Clever Dogs
Four men were bragging about how smart their dogs were. The first was a draftsman, the second an accountant, the third was a pharmacist and the fourth was an unemployed painter and decorater.
To show off, the draftsman called to his dog: “Tsquare, strut your stuff, boy!”
Tsquare jumped up on a drawing board, took out some paper and a pen and promptly drew a circle, a square, and a triangle.
Everyone agreed that was pretty smart.
The accountant said his dog could do better. He called his dog and said: “Spreadsheet, do your stuff.”
Spreadsheet went out into the kitchen and returned with a dozen biscuits and promptly divided them into four piles of three.
Everyone agreed that was bloody clever.
The pharmacist said his dog could do even better. He called his dog and said: “Testube, do your stuff.”
Testube got up, walked over to the fridge, took out a pint of milk, got a glass from the cupboard and filled it to the brim without spilling a drop.

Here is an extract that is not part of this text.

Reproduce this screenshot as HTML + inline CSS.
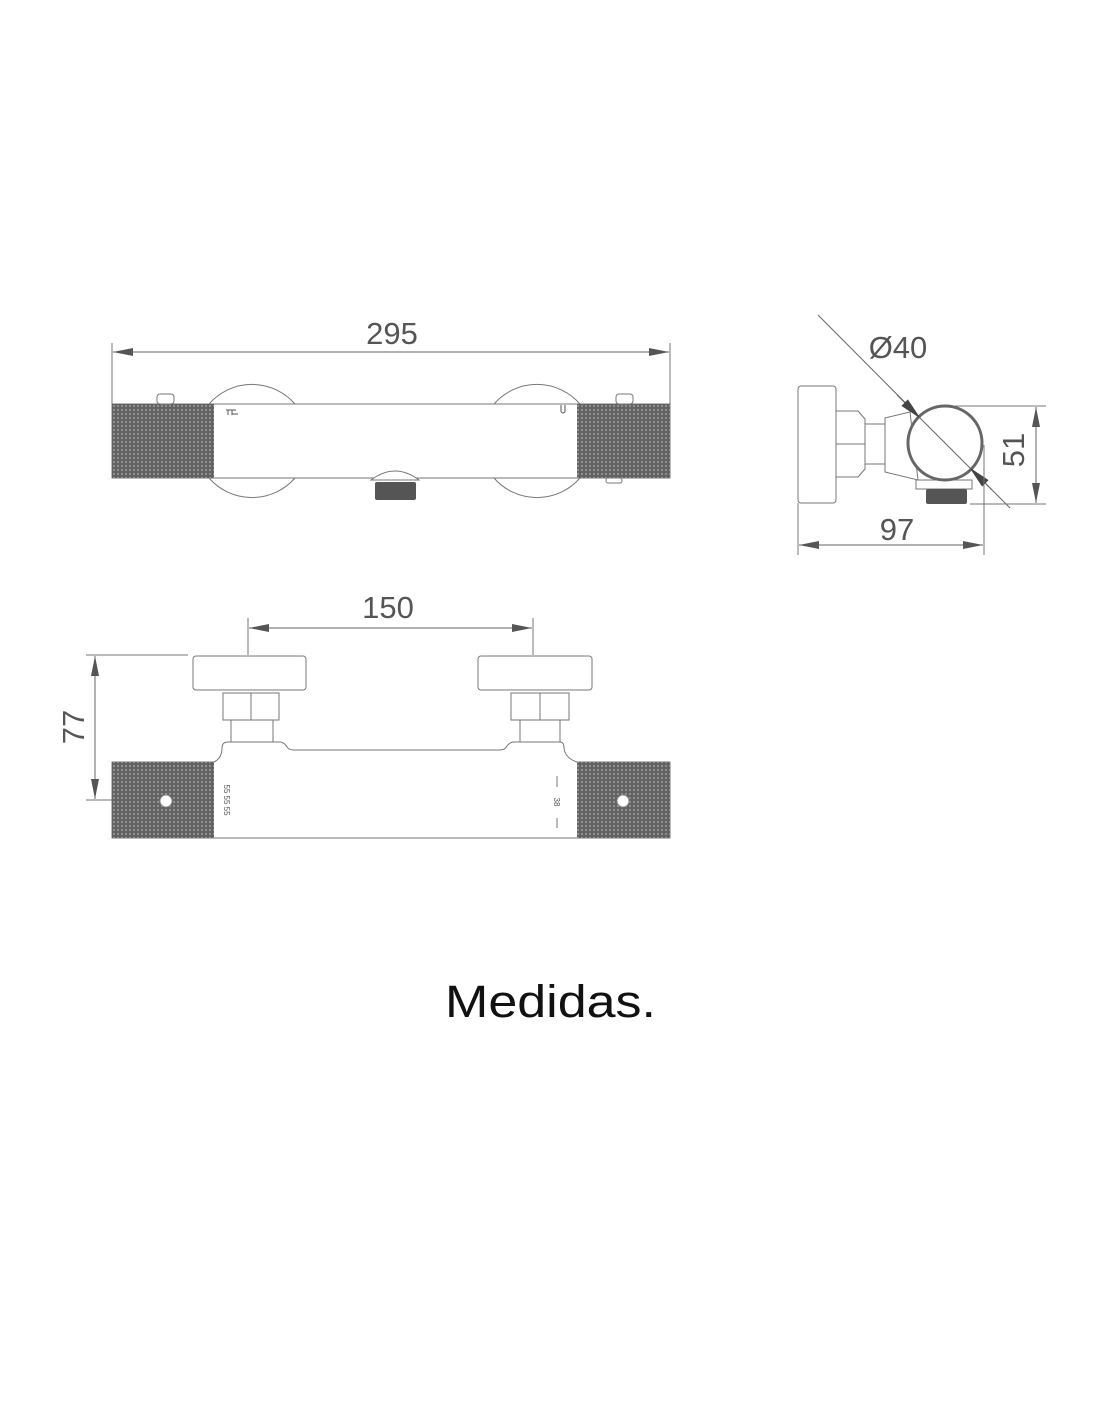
<!DOCTYPE html>
<html><head><meta charset="utf-8"><style>html,body{margin:0;padding:0;background:#fff}svg{display:block}</style></head>
<body>
<svg width="1100" height="1422" viewBox="0 0 1100 1422" xmlns="http://www.w3.org/2000/svg" font-family="Liberation Sans, sans-serif">
<defs>
<pattern id="k" width="4" height="4" patternUnits="userSpaceOnUse">
<rect width="4" height="4" fill="#606060"/>
<circle cx="2" cy="2" r="1.2" fill="#909090"/>
</pattern>
<marker id="a" viewBox="0 0 20 8" refX="20" refY="4" markerWidth="20" markerHeight="8" markerUnits="userSpaceOnUse" orient="auto-start-reverse"><path d="M0,0 L20,4 L0,8 Z" fill="#555"/></marker>
</defs>
<g stroke="#777" stroke-width="1" fill="none">
<!-- TOP VIEW -->
<line x1="112" y1="343" x2="112" y2="404"/><line x1="670" y1="343" x2="670" y2="404"/>
<line x1="113" y1="352" x2="669" y2="352" stroke="#666" marker-start="url(#a)" marker-end="url(#a)"/>
<path d="M209,404 A57,57 0 0 1 295,404"/><path d="M209,478 A57,57 0 0 0 295,478"/>
<path d="M494,404 A57,57 0 0 1 580,404"/><path d="M494,478 A57,57 0 0 0 580,478"/>
<rect x="112" y="404" width="558" height="74" fill="#fff"/>
<rect x="112" y="404" width="102" height="74" fill="url(#k)" stroke="none"/>
<rect x="577" y="404" width="93" height="74" fill="url(#k)" stroke="none"/>
<rect x="157" y="394" width="17" height="10" rx="3" fill="#fff"/>
<rect x="616" y="394" width="17" height="10" rx="3" fill="#fff"/>
<path d="M226,410 h10 M228,410 v5 M232,410 v5 M232,414 h6" stroke="#555"/>
<path d="M561,405 v6 a2,2 0 0 0 4,0 v-6" stroke="#555"/>
<path d="M371,480 Q395,462 419,480 Z" fill="#fff"/>
<rect x="375" y="482" width="41" height="18" rx="2" fill="#555" stroke="none"/>
<rect x="606" y="478" width="16" height="5" rx="2" fill="#fff"/>
<!-- SIDE VIEW -->
<line x1="818" y1="315" x2="1010" y2="508" stroke="#666"/>
<rect x="798" y="386" width="38" height="117" rx="3" fill="#fff"/>
<path d="M836,411 h22 l7,8 v50 l-7,8 h-22 Z M836,444 h29" fill="#fff"/>
<rect x="865" y="424" width="20" height="40" fill="#fff"/>
<path d="M885,418 L910,412 L918,480 L885,472 Z" fill="#fff"/>
<rect x="916" y="480" width="56" height="9" fill="#fff"/>
<rect x="926" y="489" width="41" height="15" rx="2" fill="#555" stroke="none"/>
<circle cx="945" cy="443" r="37" fill="#fff" stroke="#666" stroke-width="3"/>
<line x1="897" y1="395" x2="992" y2="490" stroke="#666"/>
<polygon points="919,417 907.8,400.2 902.2,405.8" fill="#444" stroke="#444"/>
<polygon points="971,469 987.8,480.2 982.2,485.8" fill="#444" stroke="#444"/>
<line x1="955" y1="406" x2="1046" y2="406"/><line x1="970" y1="504" x2="1046" y2="504"/>
<line x1="1036" y1="407" x2="1036" y2="503" stroke="#666" marker-start="url(#a)" marker-end="url(#a)"/>
<line x1="798" y1="503" x2="798" y2="555"/><line x1="984" y1="445" x2="984" y2="555"/>
<line x1="799" y1="545" x2="983" y2="545" stroke="#666" marker-start="url(#a)" marker-end="url(#a)"/>
<!-- BOTTOM VIEW -->
<line x1="248" y1="618" x2="248" y2="655"/><line x1="533" y1="618" x2="533" y2="655"/>
<line x1="249" y1="628" x2="532" y2="628" stroke="#666" marker-start="url(#a)" marker-end="url(#a)"/>
<line x1="86" y1="655" x2="188" y2="655"/><line x1="86" y1="800" x2="112" y2="800"/>
<line x1="95" y1="656" x2="95" y2="799" stroke="#666" marker-start="url(#a)" marker-end="url(#a)"/>
<rect x="193" y="656" width="113" height="34" rx="3" fill="#fff"/>
<rect x="478" y="656" width="114" height="34" rx="3" fill="#fff"/>
<rect x="223" y="693" width="56" height="27" fill="#fff"/><line x1="251" y1="693" x2="251" y2="720"/>
<rect x="511" y="693" width="58" height="27" fill="#fff"/><line x1="540" y1="693" x2="540" y2="720"/>
<rect x="231" y="720" width="42" height="22" fill="#fff"/>
<rect x="520" y="720" width="40" height="22" fill="#fff"/>
<path d="M112,762 H214 Q222,758 222,748 Q222,742 228,742 H280 Q284,742 287,747 Q289,750 294,750 H500 Q505,750 507,746 Q510,742 514,742 H560 Q564,742 564,748 Q565,758 577,762 H670 V838 H112 Z" fill="#fff"/>
<rect x="112" y="762" width="102" height="76" fill="url(#k)" stroke="none"/>
<rect x="577" y="762" width="93" height="76" fill="url(#k)" stroke="none"/>
<circle cx="166" cy="801" r="6" fill="#fff" stroke="#888"/>
<circle cx="623" cy="801" r="6" fill="#fff" stroke="#888"/>
<line x1="557" y1="776" x2="557" y2="787"/><line x1="557" y1="818" x2="557" y2="828"/>
</g>
<g fill="#555" font-size="31">
<text x="392" y="344" text-anchor="middle">295</text>
<text x="898" y="358" text-anchor="middle">Ø40</text>
<text x="897" y="540" text-anchor="middle">97</text>
<text x="388" y="618" text-anchor="middle">150</text>
<text transform="translate(1024,450) rotate(-90)" text-anchor="middle">51</text>
<text transform="translate(84,727) rotate(-90)" text-anchor="middle">77</text>
<text transform="translate(224,800) rotate(90)" text-anchor="middle" font-size="8">55 55 55</text>
<text transform="translate(554,802) rotate(90)" text-anchor="middle" font-size="8">38</text>
</g>
<text x="445" y="1017" font-size="45" fill="#111" textLength="211" lengthAdjust="spacingAndGlyphs">Medidas.</text>
</svg>
</body></html>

Everyone agreed that was pretty good too.
Then the three men turned to the unemployed painter and decorater and said, “What can your mangy old mutt do?"
The jobless painter and decorater whistled up his dog cat and said, “TeaBreak, hit it, mate!”
TeaBreak jumped to his feet, ate the biscuits, drank the milk, crapped on the paper, humped the other three dogs, claimed he'd injured his back while doing so, filed a grievance report for unsafe working conditions, applied for compensation and went home for the rest of the day on sick leave, after accepting the offer of counselling.